## RECORDED DATA
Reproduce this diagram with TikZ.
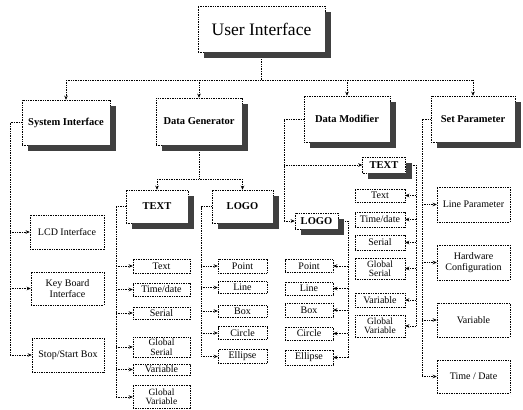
\documentclass[tikz,border=0pt]{standalone}
\usepackage{fontspec}
\setmainfont{Liberation Serif}
\usetikzlibrary{arrows.meta}
\begin{document}
\begin{tikzpicture}[x=1pt,y=-1pt,
  box/.style={draw, dash pattern=on 1pt off 0.7pt, line width=0.5pt, fill=white, inner sep=0pt, align=center, font=\fontsize{10}{10.5}\selectfont},
  twoline/.style={box, font=\fontsize{9.5}{9.5}\selectfont},
  head/.style={box, font=\fontsize{10.5}{12}\selectfont\bfseries},
  shadowfill/.style={fill=black!75},
  conn/.style={dash pattern=on 1pt off 0.7pt, line width=0.6pt},
  arr/.style={conn, -{Stealth[length=4pt,width=3.5pt]}}]
\useasboundingbox (0,0) rectangle (523,410);
% top
\node[box, font=\fontsize{17.5}{20}\selectfont, minimum width=127, minimum height=46] (ui) at (261.5,29) {User Interface};
% main headers
\node[head, minimum width=88, minimum height=45] (si) at (66,122.5) {System Interface};
\node[head, minimum width=86, minimum height=47] (dg) at (199,121.5) {Data Generator};
\node[head, minimum width=86, minimum height=46] (dm) at (347,119) {Data Modifier};
\node[head, minimum width=84, minimum height=46] (sp) at (473,119) {Set Parameter};
% system interface items
\node[box, minimum width=74, minimum height=34] (lcd) at (67,232) {LCD Interface};
\node[box, minimum width=73, minimum height=33] (kb) at (67.5,288.5) {Key Board\\Interface};
\node[box, minimum width=72, minimum height=34] (ss) at (68,355) {Stop/Start Box};
% data generator
\node[head, minimum width=62, minimum height=33] (gtext) at (157,206.5) {TEXT};
\node[head, minimum width=61, minimum height=33] (glogo) at (242.5,206.5) {LOGO};
\node[box, minimum width=57, minimum height=14] (gt1) at (161.5,266) {Text};
\node[box, minimum width=57, minimum height=13] (gt2) at (161.5,289.5) {Time/date};
\node[box, minimum width=57, minimum height=12] (gt3) at (161.5,313) {Serial};
\node[twoline, minimum width=57, minimum height=20] (gt4) at (161.5,347) {Global\\Serial};
\node[box, minimum width=57, minimum height=11] (gt5) at (161.5,369.5) {Variable};
\node[twoline, minimum width=57, minimum height=23] (gt6) at (161.5,397) {Global\\Variable};
\node[box, minimum width=49, minimum height=14] (gl1) at (242.5,266) {Point};
\node[box, minimum width=49, minimum height=12] (gl2) at (242.5,287.5) {Line};
\node[box, minimum width=49, minimum height=12] (gl3) at (242.5,311) {Box};
\node[box, minimum width=49, minimum height=13] (gl4) at (242.5,333) {Circle};
\node[box, minimum width=49, minimum height=14] (gl5) at (242.5,356.5) {Ellipse};
% data modifier
\node[head, minimum width=43, minimum height=16] (mtext) at (384,165) {TEXT};
\node[head, minimum width=43, minimum height=16] (mlogo) at (316.5,221) {LOGO};
\node[box, minimum width=50, minimum height=13] (mt1) at (380,195.5) {Text};
\node[box, minimum width=50, minimum height=15] (mt2) at (380,219.5) {Time/date};
\node[box, minimum width=50, minimum height=15] (mt3) at (380,242.5) {Serial};
\node[twoline, minimum width=50, minimum height=21] (mt4) at (380,268.5) {Global\\Serial};
\node[box, minimum width=50, minimum height=14] (mt5) at (380,300) {Variable};
\node[twoline, minimum width=50, minimum height=22] (mt6) at (380,326) {Global\\Variable};
\node[box, minimum width=48, minimum height=13] (ml1) at (309,266) {Point};
\node[box, minimum width=48, minimum height=13] (ml2) at (309,288.5) {Line};
\node[box, minimum width=48, minimum height=14] (ml3) at (309,310) {Box};
\node[box, minimum width=48, minimum height=13] (ml4) at (309,333.5) {Circle};
\node[box, minimum width=48, minimum height=15] (ml5) at (309,357.5) {Ellipse};
% set parameter
\node[box, minimum width=73, minimum height=35] (sp1) at (473.5,204.5) {Line Parameter};
\node[box, minimum width=73, minimum height=35] (sp2) at (473.5,262.5) {Hardware\\Configuration};
\node[box, minimum width=73, minimum height=34] (sp3) at (473.5,320) {Variable};
\node[box, minimum width=73, minimum height=33] (sp4) at (473.5,376.5) {Time / Date};
% junction coordinates
\coordinate (uiJ) at (261.5,80);
\coordinate (siL) at (10,122.5);
\coordinate (dgJ) at (199,179);
\coordinate (gtL) at (116,206.5);
\coordinate (glL) at (201,206.5);
\coordinate (dmL) at (284,119);
\coordinate (mtR) at (416,165);
\coordinate (mlR) at (348,221);
\coordinate (spL) at (422,119);
% connectors
\draw[conn] (ui.south) -- (uiJ);
\draw[conn] (si.north |- uiJ) -- (sp.north |- uiJ);
\foreach \n in {si,dg,dm,sp} \draw[arr] (\n.north |- uiJ) -- (\n.north);
\draw[conn] (si.west) -- (siL) -- (siL |- ss.west);
\foreach \n in {lcd,kb,ss} \draw[arr] (siL |- \n.west) -- (\n.west);
\draw[conn] (dg.south) -- (dgJ);
\draw[conn] (gtext.north |- dgJ) -- (glogo.north |- dgJ);
\draw[arr] (gtext.north |- dgJ) -- (gtext.north);
\draw[arr] (glogo.north |- dgJ) -- (glogo.north);
\draw[conn] (gtext.west) -- (gtL) -- (gtL |- gt6.west);
\foreach \n in {gt1,gt2,gt3,gt4,gt5,gt6} \draw[arr] (gtL |- \n.west) -- (\n.west);
\draw[conn] (glogo.west) -- (glL) -- (glL |- gl5.west);
\foreach \n in {gl1,gl2,gl3,gl4,gl5} \draw[arr] (glL |- \n.west) -- (\n.west);
\draw[conn] (dm.west) -- (dmL) -- (dmL |- mlogo.west);
\draw[arr] (dmL |- mlogo.west) -- (mlogo.west);
\draw[arr] (dmL |- mtext.west) -- (mtext.west);
\draw[conn] (mtext.east) -- (mtR) -- (mtR |- mt6.east);
\foreach \n in {mt1,mt2,mt3,mt4,mt5,mt6} \draw[arr] (mtR |- \n.east) -- (\n.east);
\draw[conn] (mlogo.east) -- (mlR) -- (mlR |- ml5.east);
\foreach \n in {ml1,ml2,ml3,ml4,ml5} \draw[arr] (mlR |- \n.east) -- (\n.east);
\draw[conn] (sp.west) -- (spL) -- (spL |- sp4.west);
\foreach \n in {sp1,sp2,sp3,sp4} \draw[arr] (spL |- \n.west) -- (\n.west);
% shadow strips (right and bottom of the header boxes)
\foreach \n in {ui,si,dg,dm,sp,gtext,glogo,mtext,mlogo} {
  \fill[shadowfill] ([shift={(0,6)}]\n.north east) rectangle ([shift={(6,6)}]\n.south east);
  \fill[shadowfill] ([shift={(6,0)}]\n.south west) rectangle ([shift={(6,6)}]\n.south east);
}
\end{tikzpicture}
\end{document}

## STATED PROBLEM
Your task is to repeat the material above exactly, without its pictures.

## FINAL RESULT
Reproduce this diagram with TikZ.
\documentclass[tikz,border=0pt]{standalone}
\usepackage{fontspec}
\setmainfont{Liberation Serif}
\usetikzlibrary{arrows.meta}
\begin{document}
\begin{tikzpicture}[x=1pt,y=-1pt,
  box/.style={draw, dash pattern=on 1pt off 0.7pt, line width=0.5pt, fill=white, inner sep=0pt, align=center, font=\fontsize{10}{10.5}\selectfont},
  twoline/.style={box, font=\fontsize{9.5}{9.5}\selectfont},
  head/.style={box, font=\fontsize{10.5}{12}\selectfont\bfseries},
  shadowfill/.style={fill=black!75},
  conn/.style={dash pattern=on 1pt off 0.7pt, line width=0.6pt},
  arr/.style={conn, -{Stealth[length=4pt,width=3.5pt]}}]
\useasboundingbox (0,0) rectangle (523,410);
% top
\node[box, font=\fontsize{17.5}{20}\selectfont, minimum width=127, minimum height=46] (ui) at (261.5,29) {User Interface};
% main headers
\node[head, minimum width=88, minimum height=45] (si) at (66,122.5) {System Interface};
\node[head, minimum width=86, minimum height=47] (dg) at (199,121.5) {Data Generator};
\node[head, minimum width=86, minimum height=46] (dm) at (347,119) {Data Modifier};
\node[head, minimum width=84, minimum height=46] (sp) at (473,119) {Set Parameter};
% system interface items
\node[box, minimum width=74, minimum height=34] (lcd) at (67,232) {LCD Interface};
\node[box, minimum width=73, minimum height=33] (kb) at (67.5,288.5) {Key Board\\Interface};
\node[box, minimum width=72, minimum height=34] (ss) at (68,355) {Stop/Start Box};
% data generator
\node[head, minimum width=62, minimum height=33] (gtext) at (157,206.5) {TEXT};
\node[head, minimum width=61, minimum height=33] (glogo) at (242.5,206.5) {LOGO};
\node[box, minimum width=57, minimum height=14] (gt1) at (161.5,266) {Text};
\node[box, minimum width=57, minimum height=13] (gt2) at (161.5,289.5) {Time/date};
\node[box, minimum width=57, minimum height=12] (gt3) at (161.5,313) {Serial};
\node[twoline, minimum width=57, minimum height=20] (gt4) at (161.5,347) {Global\\Serial};
\node[box, minimum width=57, minimum height=11] (gt5) at (161.5,369.5) {Variable};
\node[twoline, minimum width=57, minimum height=23] (gt6) at (161.5,397) {Global\\Variable};
\node[box, minimum width=49, minimum height=14] (gl1) at (242.5,266) {Point};
\node[box, minimum width=49, minimum height=12] (gl2) at (242.5,287.5) {Line};
\node[box, minimum width=49, minimum height=12] (gl3) at (242.5,311) {Box};
\node[box, minimum width=49, minimum height=13] (gl4) at (242.5,333) {Circle};
\node[box, minimum width=49, minimum height=14] (gl5) at (242.5,356.5) {Ellipse};
% data modifier
\node[head, minimum width=43, minimum height=16] (mtext) at (384,165) {TEXT};
\node[head, minimum width=43, minimum height=16] (mlogo) at (316.5,221) {LOGO};
\node[box, minimum width=50, minimum height=13] (mt1) at (380,195.5) {Text};
\node[box, minimum width=50, minimum height=15] (mt2) at (380,219.5) {Time/date};
\node[box, minimum width=50, minimum height=15] (mt3) at (380,242.5) {Serial};
\node[twoline, minimum width=50, minimum height=21] (mt4) at (380,268.5) {Global\\Serial};
\node[box, minimum width=50, minimum height=14] (mt5) at (380,300) {Variable};
\node[twoline, minimum width=50, minimum height=22] (mt6) at (380,326) {Global\\Variable};
\node[box, minimum width=48, minimum height=13] (ml1) at (309,266) {Point};
\node[box, minimum width=48, minimum height=13] (ml2) at (309,288.5) {Line};
\node[box, minimum width=48, minimum height=14] (ml3) at (309,310) {Box};
\node[box, minimum width=48, minimum height=13] (ml4) at (309,333.5) {Circle};
\node[box, minimum width=48, minimum height=15] (ml5) at (309,357.5) {Ellipse};
% set parameter
\node[box, minimum width=73, minimum height=35] (sp1) at (473.5,204.5) {Line Parameter};
\node[box, minimum width=73, minimum height=35] (sp2) at (473.5,262.5) {Hardware\\Configuration};
\node[box, minimum width=73, minimum height=34] (sp3) at (473.5,320) {Variable};
\node[box, minimum width=73, minimum height=33] (sp4) at (473.5,376.5) {Time / Date};
% junction coordinates
\coordinate (uiJ) at (261.5,80);
\coordinate (siL) at (10,122.5);
\coordinate (dgJ) at (199,179);
\coordinate (gtL) at (116,206.5);
\coordinate (glL) at (201,206.5);
\coordinate (dmL) at (284,119);
\coordinate (mtR) at (416,165);
\coordinate (mlR) at (348,221);
\coordinate (spL) at (422,119);
% connectors
\draw[conn] (ui.south) -- (uiJ);
\draw[conn] (si.north |- uiJ) -- (sp.north |- uiJ);
\foreach \n in {si,dg,dm,sp} \draw[arr] (\n.north |- uiJ) -- (\n.north);
\draw[conn] (si.west) -- (siL) -- (siL |- ss.west);
\foreach \n in {lcd,kb,ss} \draw[arr] (siL |- \n.west) -- (\n.west);
\draw[conn] (dg.south) -- (dgJ);
\draw[conn] (gtext.north |- dgJ) -- (glogo.north |- dgJ);
\draw[arr] (gtext.north |- dgJ) -- (gtext.north);
\draw[arr] (glogo.north |- dgJ) -- (glogo.north);
\draw[conn] (gtext.west) -- (gtL) -- (gtL |- gt6.west);
\foreach \n in {gt1,gt2,gt3,gt4,gt5,gt6} \draw[arr] (gtL |- \n.west) -- (\n.west);
\draw[conn] (glogo.west) -- (glL) -- (glL |- gl5.west);
\foreach \n in {gl1,gl2,gl3,gl4,gl5} \draw[arr] (glL |- \n.west) -- (\n.west);
\draw[conn] (dm.west) -- (dmL) -- (dmL |- mlogo.west);
\draw[arr] (dmL |- mlogo.west) -- (mlogo.west);
\draw[arr] (dmL |- mtext.west) -- (mtext.west);
\draw[conn] (mtext.east) -- (mtR) -- (mtR |- mt6.east);
\foreach \n in {mt1,mt2,mt3,mt4,mt5,mt6} \draw[arr] (mtR |- \n.east) -- (\n.east);
\draw[conn] (mlogo.east) -- (mlR) -- (mlR |- ml5.east);
\foreach \n in {ml1,ml2,ml3,ml4,ml5} \draw[arr] (mlR |- \n.east) -- (\n.east);
\draw[conn] (sp.west) -- (spL) -- (spL |- sp4.west);
\foreach \n in {sp1,sp2,sp3,sp4} \draw[arr] (spL |- \n.west) -- (\n.west);
% shadow strips (right and bottom of the header boxes)
\foreach \n in {ui,si,dg,dm,sp,gtext,glogo,mtext,mlogo} {
  \fill[shadowfill] ([shift={(0,6)}]\n.north east) rectangle ([shift={(6,6)}]\n.south east);
  \fill[shadowfill] ([shift={(6,0)}]\n.south west) rectangle ([shift={(6,6)}]\n.south east);
}
\end{tikzpicture}
\end{document}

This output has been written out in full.